*Aim:*
Return the lines that follow, exactly as they appear, from the first through the one containing "BOLD = ['Open Sans Condensed', 'DejaVu Sans']"; no pictures are to be included.

*Material for this task:*
## Begin

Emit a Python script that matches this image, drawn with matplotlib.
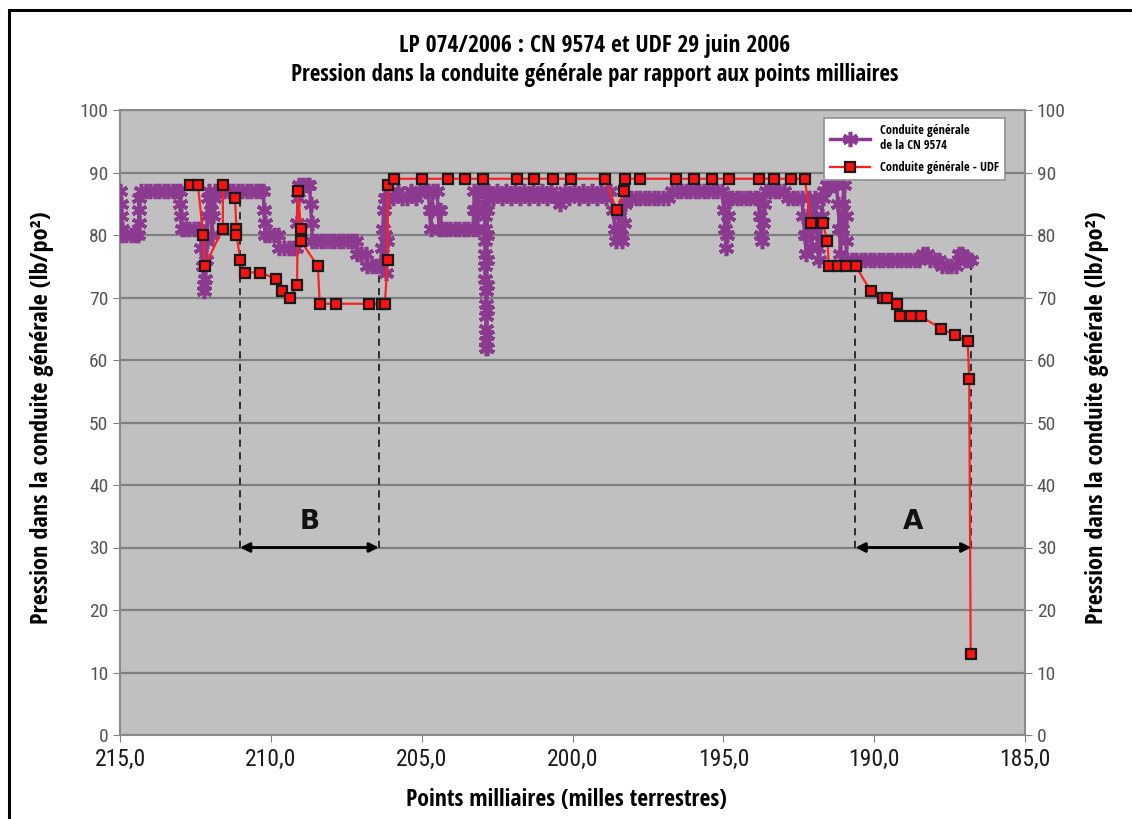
import numpy as np
import matplotlib
matplotlib.use("Agg")
import matplotlib.pyplot as plt
from matplotlib.patches import Rectangle

plt.rcParams['font.family'] = ['Roboto Condensed', 'DejaVu Sans']
BOLD = ['Open Sans Condensed', 'DejaVu Sans']

# Conduite generale - UDF (point milliaire, pression lb/po2)
udf_mile = [212.68, 212.42, 212.24, 212.19, 211.59, 211.59, 211.19, 211.14, 211.14, 211.01,
            210.86, 210.35, 209.84, 209.62, 209.36, 209.13, 209.10, 209.00, 209.00, 208.44,
            208.38, 207.83, 206.76, 206.30, 206.22, 206.13, 206.12, 205.93, 204.98, 204.12,
            203.56, 202.98, 201.83, 201.27, 200.66, 200.06, 198.92, 198.54, 198.28, 198.27,
            197.75, 196.57, 195.98, 195.39, 194.81, 193.82, 193.33, 192.77, 192.30, 192.10,
            191.71, 191.55, 191.50, 191.19, 190.92, 190.61, 190.11, 189.70, 189.57, 189.24,
            189.15, 188.79, 188.46, 187.77, 187.32, 186.90, 186.85, 186.80]
udf_pres = [88, 88, 80, 75, 81, 88, 86, 81, 80, 76,
            74, 74, 73, 71, 70, 72, 87, 81, 79, 75,
            69, 69, 69, 69, 69, 76, 88, 89, 89, 89,
            89, 89, 89, 89, 89, 89, 89, 84, 87, 89,
            89, 89, 89, 89, 89, 89, 89, 89, 89, 82,
            82, 79, 75, 75, 75, 75, 71, 70, 70, 69,
            67, 67, 67, 65, 64, 63, 57, 13]

# Conduite generale de la CN 9574
cn_mile = [
    215.00, 214.98, 214.96, 214.94, 214.92, 214.80, 214.65, 214.50, 214.40, 214.38,
    214.37, 214.36, 214.30, 214.15, 214.00, 213.85, 213.70, 213.55, 213.40, 213.25,
    213.10, 213.02, 213.00, 212.98, 212.96, 212.85, 212.70, 212.55, 212.40,
    212.35, 212.30, 212.25, 212.22, 212.20, 212.18, 212.15, 212.12, 212.10, 212.08,
    212.05, 212.00, 211.96, 211.92, 211.88, 211.85, 211.70, 211.55, 211.40, 211.25,
    211.10, 210.95, 210.80, 210.65, 210.50, 210.35, 210.25, 210.22, 210.20, 210.18,
    210.05, 209.90, 209.76, 209.72, 209.55, 209.40, 209.25, 209.15, 209.12, 209.10,
    209.08, 208.95, 208.80, 208.72, 208.68, 208.65, 208.62, 208.50, 208.35, 208.20,
    208.05, 207.90, 207.75, 207.60, 207.45, 207.30, 207.18, 207.15, 207.00, 206.85,
    206.80, 206.65, 206.50, 206.38, 206.32, 206.29, 206.26, 206.23, 206.20, 206.18,
    206.16, 206.14,
    206.10, 205.95, 205.80, 205.65, 205.50, 205.35, 205.20, 205.05, 204.90, 204.78,
    204.74, 204.70, 204.66, 204.62, 204.50, 204.45, 204.42, 204.38, 204.34, 204.20,
    204.05, 203.90, 203.75, 203.60, 203.45, 203.30, 203.27, 203.25, 203.20, 203.17,
    203.14, 203.10, 203.00, 202.92, 202.915, 202.91, 202.905, 202.90, 202.895, 202.89,
    202.885, 202.88, 202.875, 202.87, 202.865, 202.86, 202.855, 202.85, 202.85, 202.845,
    202.84, 202.835, 202.83, 202.825, 202.82, 202.81, 202.80,
    202.65, 202.50, 202.35, 202.20, 202.05, 201.90, 201.75, 201.60, 201.45, 201.30,
    201.15, 201.00, 200.85, 200.70, 200.55, 200.45, 200.42, 200.38, 200.25, 200.10,
    199.95, 199.80, 199.65, 199.50, 199.35, 199.20, 199.05, 198.90, 198.75,
    198.65, 198.60, 198.55, 198.50, 198.45, 198.40, 198.35, 198.30, 198.25, 198.20,
    198.05, 197.90, 197.75, 197.60, 197.45, 197.30, 197.15, 197.00, 196.85, 196.70,
    196.55, 196.40, 196.25, 196.10, 195.95, 195.80, 195.65, 195.50, 195.35, 195.20,
    195.05, 194.98, 194.95, 194.92, 194.88, 194.85, 194.82, 194.70, 194.55, 194.40,
    194.25, 194.10, 193.95, 193.85, 193.80, 193.76, 193.72, 193.68, 193.64, 193.60,
    193.45, 193.30, 193.15, 193.00, 192.85, 192.70, 192.55, 192.40, 192.35, 192.30,
    192.25, 192.22, 192.18, 192.15, 192.12, 192.08, 192.05, 192.00, 191.95, 191.90,
    191.86, 191.82, 191.78, 191.74, 191.70, 191.65, 191.55, 191.45, 191.35, 191.25,
    191.20, 191.15, 191.12, 191.08, 191.04, 191.00, 190.95, 190.92, 190.90,
    190.75, 190.60, 190.45, 190.30, 190.15, 190.00, 189.85, 189.70, 189.55, 189.40,
    189.25, 189.10, 188.95, 188.80, 188.65, 188.50, 188.38, 188.25, 188.15, 188.00,
    187.85, 187.75, 187.60, 187.45, 187.30, 187.20, 187.10, 187.00, 186.90, 186.78]
cn_pres = [
    87, 85, 83, 81, 80, 80, 80, 80, 80, 82,
    84, 86, 87, 87, 87, 87, 87, 87, 87, 87,
    87, 87, 85, 83, 81, 81, 81, 81, 81,
    81, 78, 75, 72, 71, 73, 76, 79, 83, 86,
    87, 84, 80, 83, 86, 87, 87, 87, 87, 87,
    87, 87, 87, 87, 87, 87, 87, 84, 82, 80,
    80, 80, 80, 78, 78, 78, 78, 78, 82, 86,
    88, 88, 88, 88, 85, 82, 79, 79, 79, 79,
    79, 79, 79, 79, 79, 79, 79, 77, 77, 77,
    75, 75, 75, 75, 78, 81, 84, 86, 80, 74,
    79, 86,
    86, 86, 87, 86, 86, 87, 86, 87, 87, 87,
    84, 81, 84, 87, 87, 84, 81, 84, 81, 81,
    81, 81, 81, 81, 81, 81, 84, 87, 84, 81,
    84, 87, 87, 87, 85, 83, 81, 79, 77, 75,
    73, 71, 69, 67, 65, 63, 62, 62, 64, 68,
    72, 76, 80, 84, 87, 86, 87,
    86, 87, 86, 87, 86, 87, 86, 87, 86, 87,
    86, 87, 86, 87, 86, 86, 85, 86, 87, 86,
    87, 86, 87, 86, 87, 86, 87, 86, 87,
    84, 81, 79, 80, 83, 80, 79, 82, 85, 86,
    86, 86, 86, 86, 86, 86, 86, 86, 86, 87,
    87, 87, 87, 87, 87, 87, 87, 87, 87, 87,
    87, 84, 81, 78, 80, 83, 86, 86, 86, 86,
    86, 86, 86, 86, 83, 80, 79, 82, 85, 87,
    87, 87, 87, 87, 86, 86, 86, 86, 83, 80,
    77, 80, 83, 86, 82, 78, 81, 85, 86, 82,
    78, 76, 79, 83, 86, 87, 88, 88, 88, 88,
    85, 81, 77, 81, 85, 88, 83, 79, 76,
    76, 76, 76, 76, 76, 76, 76, 76, 76, 76,
    76, 76, 76, 76, 76, 76, 77, 77, 76, 76,
    76, 75, 75, 75, 75, 77, 77, 76, 76, 76]

# zones A et B (bornes en points milliaires)
zone_names = ['B', 'A']
zone_start = [211.02, 190.62]
zone_end = [206.42, 186.78]
zone_top_start = [86, 75]
zone_top_end = [75, 76]
arrow_level = 30

purple = '#8B3A8F'

fig = plt.figure(figsize=(11.32, 8.19), dpi=100)
fig.patches.append(Rectangle((9 / 1132, -0.05), 1.2, 1 - 10 / 819 + 0.05,
                             transform=fig.transFigure, fill=False,
                             edgecolor='black', linewidth=2.2))

ax = fig.add_axes([120 / 1132, 1 - 735 / 819, 905 / 1132, 625 / 819])
ax.set_facecolor('#C0C0C0')
ax.set_xlim(215, 185)
ax.set_ylim(0, 100)
ax.set_yticks(np.arange(0, 101, 10))
ax.set_xticks(np.arange(215, 184, -5))
ax.set_xticklabels(['%d,0' % v for v in range(215, 184, -5)])
ax.grid(axis='y', color='#808080', linewidth=1.6)
ax.set_axisbelow(True)
for s in ax.spines.values():
    s.set_color('#8A8A8A')
    s.set_linewidth(1.5)
ax.tick_params(axis='y', colors='#808080', labelcolor='#555555', labelsize=14, length=5)
ax.tick_params(axis='x', colors='#808080', labelcolor='#1A1A1A', labelsize=17, length=5, pad=4)

ax.plot(cn_mile, cn_pres, color=purple, linewidth=2.5, marker=(6, 2, 0),
        markersize=11, markeredgewidth=2.6, markeredgecolor=purple,
        label='Conduite générale\nde la CN 9574', zorder=3)
ax.plot(udf_mile, udf_pres, color='#FF2020', linewidth=1.6, marker='s',
        markersize=7.5, markerfacecolor='#FF1010', markeredgecolor='#1A1A1A',
        markeredgewidth=1.6, label='Conduite générale - UDF', zorder=4)

for name, x0, x1, t0, t1 in zip(zone_names, zone_start, zone_end, zone_top_start, zone_top_end):
    ax.plot([x0, x0], [arrow_level, t0], color='#222222', linestyle=(0, (4, 3)), linewidth=1.3, zorder=2)
    ax.plot([x1, x1], [arrow_level, t1], color='#222222', linestyle=(0, (4, 3)), linewidth=1.3, zorder=2)
    ax.annotate('', xy=(x1, arrow_level), xytext=(x0, arrow_level),
                arrowprops=dict(arrowstyle='<|-|>', color='black', lw=2, mutation_scale=14,
                                shrinkA=0, shrinkB=0), zorder=5)
    ax.text((x0 + x1) / 2, arrow_level + 2, name, ha='center', va='bottom',
            fontsize=19, fontweight='bold', family=['DejaVu Sans'], color='#111111')

ax2 = ax.twinx()
ax2.set_ylim(0, 100)
ax2.set_yticks(np.arange(0, 101, 10))
ax2.tick_params(axis='y', colors='#808080', labelcolor='#555555', labelsize=14, length=5)
for s in ax2.spines.values():
    s.set_visible(False)

ylab = 'Pression dans la conduite générale (lb/po²)'
fig.text(42 / 1132, 1 - 418 / 819, ylab, rotation=90, ha='center', va='center',
         fontsize=17.5, fontweight='bold', family=BOLD)
fig.text(1097 / 1132, 1 - 418 / 819, ylab, rotation=90, ha='center', va='center',
         fontsize=17.5, fontweight='bold', family=BOLD)
fig.text(0.5, 1 - 800 / 819, 'Points milliaires (milles terrestres)', ha='center', va='center',
         fontsize=17, fontweight='bold', family=BOLD)
fig.text(0.525, 1 - 46 / 819, 'LP 074/2006 : CN 9574 et UDF 29 juin 2006', ha='center', va='center',
         fontsize=17, fontweight='bold', family=BOLD)
fig.text(0.525, 1 - 75 / 819, 'Pression dans la conduite générale par rapport aux points milliaires',
         ha='center', va='center', fontsize=16.5, fontweight='bold', family=BOLD)

leg = ax.legend(loc='upper right', bbox_to_anchor=(0.985, 0.997),
                prop={'weight': 'bold', 'size': 9, 'family': BOLD}, fancybox=False, framealpha=1,
                edgecolor='#909090', handlelength=3.2, borderpad=0.5, labelspacing=0.7)
leg.get_frame().set_linewidth(1.2)

fig.savefig('out.png', dpi=100)
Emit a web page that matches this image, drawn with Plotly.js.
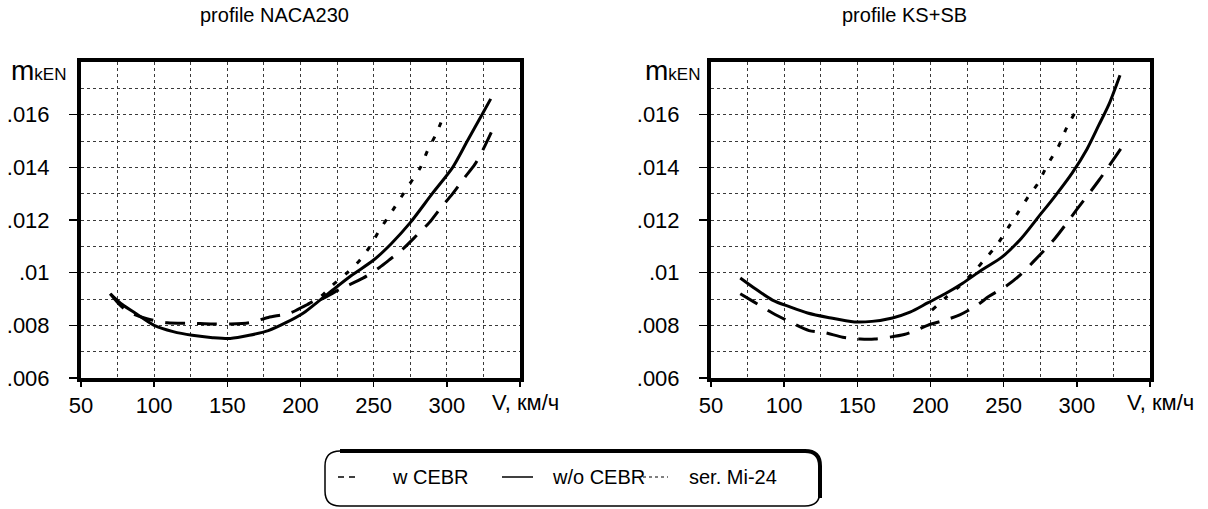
<!DOCTYPE html>
<html>
<head>
<meta charset="utf-8">
<script src="https://cdn.plot.ly/plotly-3.0.1.min.js"></script>
<style>html,body{margin:0;padding:0;background:#fff;}#chart{width:1208px;height:509px;}</style>
</head>
<body>
<div id="chart"></div>
<script>
// ---- data ----
// Left panel: profile NACA230
const naca_wo_V = [70, 78, 88, 100, 113, 126, 140, 152, 165, 178, 190, 202, 212, 222, 235, 250, 262, 275, 290, 304, 314, 324, 330];
const naca_wo_m = [.0092, .0088, .00843, .0080, .00776, .00762, .00753, .0075, .00762, .0078, .0081, .00847, .0089, .00934, .0099, .01048, .0111, .0119, .0130, .0140, .0150, .0160, .0166];
const naca_w_V  = [70, 78, 85, 95, 109, 125, 140, 152, 165, 178, 193, 205, 213, 228, 243, 254, 261, 270, 280, 288, 295, 304, 312, 319, 325, 331];
const naca_w_m  = [.0092, .0087, .00845, .00825, .0081, .00808, .00805, .00805, .0081, .0083, .00847, .0088, .00896, .0094, .0098, .0102, .0105, .0109, .01145, .0119, .0124, .0130, .0136, .0141, .0147, .0154];
const naca_mi_V = [205, 214, 222, 232, 241, 247.5, 254, 261, 268, 275, 282, 287, 293, 298];
const naca_mi_m = [.0088, .0091, .00953, .0100, .0105, .0110, .01162, .0122, .0128, .0134, .0140, .01466, .0153, .0160];

// Right panel: profile KS+SB
const ks_wo_V = [70, 80, 92, 104, 116, 130, 148, 160, 174, 186, 198, 210, 222, 235, 249, 262, 273.5, 285, 297, 307, 315, 322, 329.5];
const ks_wo_m = [.0098, .0094, .00896, .0087, .00847, .0083, .00813, .00815, .00828, .0085, .00885, .0092, .0096, .0101, .0106, .0113, .0121, .0129, .0138, .0147, .0156, .0164, .0175];
const ks_w_V  = [70, 79, 92, 105, 117, 128, 140, 152, 162, 172, 182, 190, 198, 210, 220, 232, 240, 252, 260, 270, 285, 300, 315, 330];
const ks_w_m  = [.0092, .0089, .00847, .0081, .0078, .00772, .00755, .00748, .00748, .00755, .00765, .0078, .0080, .0082, .0084, .00877, .0091, .0095, .00985, .0104, .0113, .0124, .0135, .0147];
const ks_mi_V = [201, 211, 220, 229, 238.6, 246, 253, 260, 267, 273.5, 280, 287.5, 293, 299];
const ks_mi_m = [.00858, .00908, .0095, .0100, .0106, .0111, .0117, .0123, .0129, .0134, .0141, .0148, .0155, .0161];

// axis ticks / labels
const xTickVals = [50, 100, 150, 200, 250, 300, 350];
const xTickText = ['50', '100', '150', '200', '250', '300', ''];
const yTickVals = [.006, .008, .010, .012, .014, .016];
const yTickText = ['.006', '.008', '.01', '.012', '.014', '.016'];
const panelTitles = ['profile NACA230', 'profile KS+SB'];
const seriesNames = ['w CEBR', 'w/o CEBR', 'ser. Mi-24'];
const xAxisLabel = 'V, км/ч';

// ---- drawing ----
const W = 1208, H = 509;
const px = x => x / W;
const py = y => 1 - y / H;
const FONT = 'Liberation Sans, Arial, sans-serif';

const dashStyle = '20px,12px';
const dotStyle = '5px,11px';

function tr(V, m, xa, ya, dash, name) {
  return {x: V, y: m, xaxis: xa, yaxis: ya, type: 'scatter', mode: 'lines', name: name,
    showlegend: false, line: {color: '#000', width: 3, dash: dash, shape: 'spline', smoothing: 0.8}, hoverinfo: 'skip'};
}

const data = [
  tr(naca_mi_V, naca_mi_m, 'x', 'y', dotStyle, seriesNames[2]),
  tr(naca_w_V, naca_w_m, 'x', 'y', dashStyle, seriesNames[0]),
  tr(naca_wo_V, naca_wo_m, 'x', 'y', 'solid', seriesNames[1]),
  tr(ks_mi_V, ks_mi_m, 'x2', 'y2', dotStyle, seriesNames[2]),
  tr(ks_w_V, ks_w_m, 'x2', 'y2', dashStyle, seriesNames[0]),
  tr(ks_wo_V, ks_wo_m, 'x2', 'y2', 'solid', seriesNames[1])
];

const gridCol = '#3a3a3a';
function xax(domain) {
  return {domain: domain, range: [50, 350], tickmode: 'array', tickvals: xTickVals, ticktext: xTickText,
    ticks: 'outside', ticklen: 5, tickwidth: 1.5, tickcolor: '#000', ticklabelstandoff: 0,
    showline: true, linewidth: 4, linecolor: '#000', mirror: true, zeroline: false,
    showgrid: true, gridcolor: gridCol, griddash: 'dot', gridwidth: 1,
    minor: {tickmode: 'linear', tick0: 50, dtick: 25, showgrid: true, gridcolor: gridCol, griddash: 'dot', gridwidth: 1, ticks: ''},
    tickfont: {family: FONT, size: 22, color: '#000'}, fixedrange: true};
}
function yax(anchor) {
  return {domain: [py(378), py(62)], range: [.006, .018], anchor: anchor, tickmode: 'array', tickvals: yTickVals, ticktext: yTickText,
    ticks: 'outside', ticklen: 8, tickwidth: 1.5, tickcolor: '#000', ticklabelstandoff: 15,
    showline: true, linewidth: 4, linecolor: '#000', mirror: true, zeroline: false,
    showgrid: true, gridcolor: gridCol, griddash: 'dot', gridwidth: 1,
    minor: {tickmode: 'linear', tick0: .006, dtick: .001, showgrid: true, gridcolor: gridCol, griddash: 'dot', gridwidth: 1, ticks: ''},
    tickfont: {family: FONT, size: 22, color: '#000'}, fixedrange: true};
}

const xa1 = xax([px(81), px(520)]); xa1.anchor = 'y';
const xa2 = xax([px(711), px(1150)]); xa2.anchor = 'y2';

function ann(text, x, y, xanchor, size) {
  return {text: text, x: px(x), y: py(y), xref: 'paper', yref: 'paper', xanchor: xanchor, yanchor: 'middle',
    showarrow: false, font: {family: FONT, size: size, color: '#000'}};
}
const mLabel = 'm<span style="font-size:17px">kEN</span>';

// legend frame and keys
const L = 325, R = 820, T = 451, B = 506, r = 15;
const framePath = `M ${px(L + r)},${py(T)} L ${px(R - r)},${py(T)} Q ${px(R)},${py(T)} ${px(R)},${py(T + r)} L ${px(R)},${py(B - r)} Q ${px(R)},${py(B)} ${px(R - r)},${py(B)} L ${px(L + r)},${py(B)} Q ${px(L)},${py(B)} ${px(L)},${py(B - r)} L ${px(L)},${py(T + r)} Q ${px(L)},${py(T)} ${px(L + r)},${py(T)} Z`;
const thickPath = `M ${px(L + r)},${py(T)} L ${px(R - r)},${py(T)} Q ${px(R)},${py(T)} ${px(R)},${py(T + r)} L ${px(R)},${py(B - 8)}`;
const legY = 477;
function keyLine(x0, x1, dash, w) {
  return {type: 'line', xref: 'paper', yref: 'paper', x0: px(x0), x1: px(x1), y0: py(legY), y1: py(legY),
    line: {color: '#000', width: w, dash: dash}};
}

const layout = {
  width: W, height: H, margin: {l: 0, r: 0, t: 0, b: 0},
  paper_bgcolor: '#fff', plot_bgcolor: '#fff', showlegend: false,
  font: {family: FONT, color: '#000'},
  xaxis: xa1, yaxis: yax('x'), xaxis2: xa2, yaxis2: yax('x2'),
  annotations: [
    ann(panelTitles[0], 274, 15, 'center', 20),
    ann(panelTitles[1], 904, 15, 'center', 20),
    ann(mLabel, 68, 71, 'right', 28),
    ann(mLabel, 702, 71, 'right', 28),
    ann(xAxisLabel, 490, 402, 'left', 22),
    ann(xAxisLabel, 1125, 402, 'left', 22),
    ann(seriesNames[0], 390, legY, 'left', 20),
    ann(seriesNames[1], 550, legY, 'left', 20),
    ann(seriesNames[2], 687, legY, 'left', 20)
  ],
  shapes: [
    {type: 'path', xref: 'paper', yref: 'paper', path: framePath, line: {color: '#000', width: 1.5}},
    {type: 'path', xref: 'paper', yref: 'paper', path: thickPath, line: {color: '#000', width: 4}},
    keyLine(338, 357, '6px,5px', 1.5),
    keyLine(502, 533, 'solid', 1.5),
    keyLine(637, 668, 'dot', 1)
  ]
};

Plotly.newPlot('chart', data, layout, {staticPlot: true, displayModeBar: false});
</script>
</body>
</html>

## End

*Correct result:*
Emit a Python script that matches this image, drawn with matplotlib.
import numpy as np
import matplotlib
matplotlib.use("Agg")
import matplotlib.pyplot as plt
from matplotlib.patches import Rectangle

plt.rcParams['font.family'] = ['Roboto Condensed', 'DejaVu Sans']
BOLD = ['Open Sans Condensed', 'DejaVu Sans']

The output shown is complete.